The European Union approved a third bailout package for debt-riddled Greece in June, just in time for it to meet major debt repayments and avert another default. But one of Germany’s main opposition parties has raised concerns that interest made on these loans is not going to the right place.
Germany, along with other European Union states and the International Monetary Fund, has been helping struggling Greece stay afloat since 2010. Through loans and bonds, Athens has since received 248 billion euros (about 294 billion US dollars), 30 percent of which has come from Berlin.
Greece’s bailout came with conditions. Athens has to pay back this money – with interest – earnings to the tune of 1.34 billion euros (about 1.59 billion dollars) Berlin has held onto.
CGTN Photo
CGTN Photo
Although it is not illegal for Germany to hold onto these profits, in 2012 Eurozone states decided to pay out all interest from the bond purchases to Greece. But when its second bailout package expired in 2015, revenues from interest were no longer transferred out of the account.

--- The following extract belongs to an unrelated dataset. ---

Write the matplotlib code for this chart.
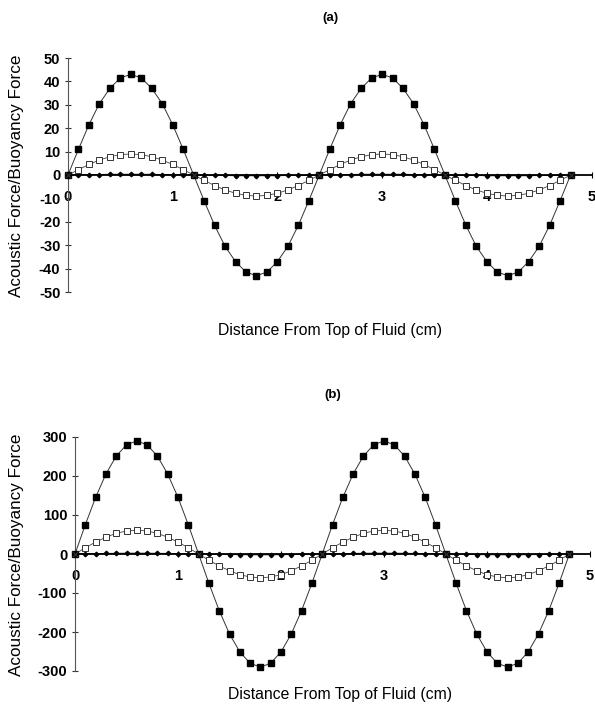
import matplotlib
matplotlib.use("Agg")
import matplotlib.pyplot as plt

plt.rcParams["axes.unicode_minus"] = False

# ---- data ----
distance = [0.0, 0.1, 0.2, 0.3, 0.4, 0.5, 0.6, 0.7, 0.8, 0.9, 1.0, 1.1, 1.2,
            1.3, 1.4, 1.5, 1.6, 1.7, 1.8, 1.9, 2.0, 2.1, 2.2, 2.3, 2.4,
            2.5, 2.6, 2.7, 2.8, 2.9, 3.0, 3.1, 3.2, 3.3, 3.4, 3.5, 3.6,
            3.7, 3.8, 3.9, 4.0, 4.1, 4.2, 4.3, 4.4, 4.5, 4.6, 4.7, 4.8]

a_filled = [0, 11, 21.5, 30.5, 37, 41.5, 43, 41.5, 37, 30.5, 21.5, 11, 0,
            -11, -21.5, -30.5, -37, -41.5, -43, -41.5, -37, -30.5, -21.5, -11, 0,
            11, 21.5, 30.5, 37, 41.5, 43, 41.5, 37, 30.5, 21.5, 11, 0,
            -11, -21.5, -30.5, -37, -41.5, -43, -41.5, -37, -30.5, -21.5, -11, 0]
a_open = [0, 2.3, 4.5, 6.4, 7.8, 8.7, 9, 8.7, 7.8, 6.4, 4.5, 2.3, 0,
          -2.3, -4.5, -6.4, -7.8, -8.7, -9, -8.7, -7.8, -6.4, -4.5, -2.3, 0,
          2.3, 4.5, 6.4, 7.8, 8.7, 9, 8.7, 7.8, 6.4, 4.5, 2.3, 0,
          -2.3, -4.5, -6.4, -7.8, -8.7, -9, -8.7, -7.8, -6.4, -4.5, -2.3, 0]
a_diamond = [0, 0.1, 0.2, 0.2, 0.3, 0.3, 0.3, 0.3, 0.3, 0.2, 0.2, 0.1, 0,
             -0.1, -0.2, -0.2, -0.3, -0.3, -0.3, -0.3, -0.3, -0.2, -0.2, -0.1, 0,
             0.1, 0.2, 0.2, 0.3, 0.3, 0.3, 0.3, 0.3, 0.2, 0.2, 0.1, 0,
             -0.1, -0.2, -0.2, -0.3, -0.3, -0.3, -0.3, -0.3, -0.2, -0.2, -0.1, 0]

b_filled = [0, 75, 145, 205, 251, 280, 290, 280, 251, 205, 145, 75, 0,
            -75, -145, -205, -251, -280, -290, -280, -251, -205, -145, -75, 0,
            75, 145, 205, 251, 280, 290, 280, 251, 205, 145, 75, 0,
            -75, -145, -205, -251, -280, -290, -280, -251, -205, -145, -75, 0]
b_open = [0, 16, 30.5, 43, 53, 59, 61, 59, 53, 43, 30.5, 16, 0,
          -16, -30.5, -43, -53, -59, -61, -59, -53, -43, -30.5, -16, 0,
          16, 30.5, 43, 53, 59, 61, 59, 53, 43, 30.5, 16, 0,
          -16, -30.5, -43, -53, -59, -61, -59, -53, -43, -30.5, -16, 0]
b_diamond = [0, 0.5, 1, 1.4, 1.7, 1.9, 2, 1.9, 1.7, 1.4, 1, 0.5, 0,
             -0.5, -1, -1.4, -1.7, -1.9, -2, -1.9, -1.7, -1.4, -1, -0.5, 0,
             0.5, 1, 1.4, 1.7, 1.9, 2, 1.9, 1.7, 1.4, 1, 0.5, 0,
             -0.5, -1, -1.4, -1.7, -1.9, -2, -1.9, -1.7, -1.4, -1, -0.5, 0]

node_x = [0.0, 1.2, 2.4, 3.6, 4.8]
node_y = [0, 0, 0, 0, 0]

x_ticks = [0, 1, 2, 3, 4, 5]
a_yticks = [-50, -40, -30, -20, -10, 0, 10, 20, 30, 40, 50]
b_yticks = [-300, -200, -100, 0, 100, 200, 300]

W, H = 595, 713
fig = plt.figure(figsize=(W / 100, H / 100), dpi=100)
FONT = "Liberation Sans"


def box(x0, x1, ytop, ybot):
    return [x0 / W, 1 - ybot / H, (x1 - x0) / W, (ybot - ytop) / H]


def panel(rect, filled, opened, diam, yticks, ylim):
    ax = fig.add_axes(rect)
    ax.set_xlim(0, 5)
    ax.set_ylim(*ylim)
    ax.patch.set_alpha(0)
    ax.plot(distance, diam, color="black", lw=0.7, marker="D", ms=2.3,
            mfc="black", mec="black", clip_on=False, zorder=3)
    ax.plot(distance, opened, color="#444444", lw=0.6, marker="s", ms=4.2,
            mfc="white", mec="#333333", mew=0.7, clip_on=False, zorder=4)
    ax.plot(distance, filled, color="#333333", lw=0.7, marker="s", ms=3.7,
            mfc="black", mec="black", clip_on=False, zorder=5)
    ax.plot(node_x, node_y, ls="none", marker="x", ms=4, mec="#333333",
            mew=0.8, clip_on=False, zorder=6)
    for s in ("top", "right"):
        ax.spines[s].set_visible(False)
    ax.spines["bottom"].set_position(("data", 0))
    ax.spines["bottom"].set_linewidth(1.3)
    ax.spines["bottom"].set_zorder(2)
    ax.spines["left"].set_linewidth(0.8)
    ax.spines["left"].set_color("#555555")
    ax.spines["left"].set_linestyle((0, (3, 1)))
    ax.set_xticks(x_ticks)
    ax.set_yticks(yticks)
    ax.tick_params(axis="x", direction="inout", length=5, width=0.8,
                   pad=8, labelsize=10.5)
    ax.tick_params(axis="y", direction="inout", length=5, width=0.8,
                   pad=3, labelsize=10.5, color="#333333")
    for lab in ax.get_xticklabels() + ax.get_yticklabels():
        lab.set_fontfamily(FONT)
        lab.set_fontweight("bold")
    return ax


panel(box(68, 591.5, 58, 292), a_filled, a_open, a_diamond, a_yticks, (-50, 50))
panel(box(75, 590, 437, 671), b_filled, b_open, b_diamond, b_yticks, (-300, 300))

fig.text(330 / W, 1 - 18 / H, "(a)", ha="center", va="center",
         fontsize=9.5, fontweight="bold", family=FONT)
fig.text(333 / W, 1 - 395 / H, "(b)", ha="center", va="center",
         fontsize=9.5, fontweight="bold", family=FONT)
fig.text(330 / W, 1 - 330 / H, "Distance From Top of Fluid (cm)",
         ha="center", va="center", fontsize=11.3, family=FONT)
fig.text(340 / W, 1 - 695 / H, "Distance From Top of Fluid (cm)",
         ha="center", va="center", fontsize=11.3, family=FONT)
fig.text(17 / W, 1 - 176 / H, "Acoustic Force/Buoyancy Force", rotation=90,
         ha="center", va="center", fontsize=12.3, family=FONT)
fig.text(17 / W, 1 - 555 / H, "Acoustic Force/Buoyancy Force", rotation=90,
         ha="center", va="center", fontsize=12.3, family=FONT)

fig.savefig("out.png", dpi=100)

“There were doubts whether Greece would continue with the reforms and fulfill the conditions imposed in this bailout program, so these funds have been withheld and transferred to a special fund of the Euro group,” Gerhard Illing, Economics Professor of Ludwig Maximilians University.
This has fuelled sharp criticism from Germany’s Greens Party. Manuel Sarrazin, the Party’s European Union expert, called on Germany’s Finance Minister, Wolfgang Schäuble to send the money to Greece. But Schäuble said he is reluctant to let that money go arguing that, with inflation, deferring interest payments would eventually end up costing Greece’s creditors.
CGTN Photo
CGTN Photo
“Legally Germany has the right to keep these interest payments and also at the same time you need to take into account that Germany already provided lots of funds, so it is not making a profit,” said Illing. “But of course you can debate whether it’s morally justified and there are different views in Germany and all over the world.”
Athens appears to be on a positive course. The EU recommended Greece be removed from the Excessive Deficit Procedure (EDP) blacklist, which would allow Athens greater leeway in managing its finances.
“My conviction, I’ve repeated it often, but we are there now, is that Greece can now turn the page of austerity to open a new chapter of growth and employment,” said Pierre Moscovici, Economy Commissioner of the EU.
Yet the sustainability of their economic reforms is still in doubt, so a third bailout package was approved in June, which includes the profits from interest. But it is still unclear what will happen to the interest from previous years.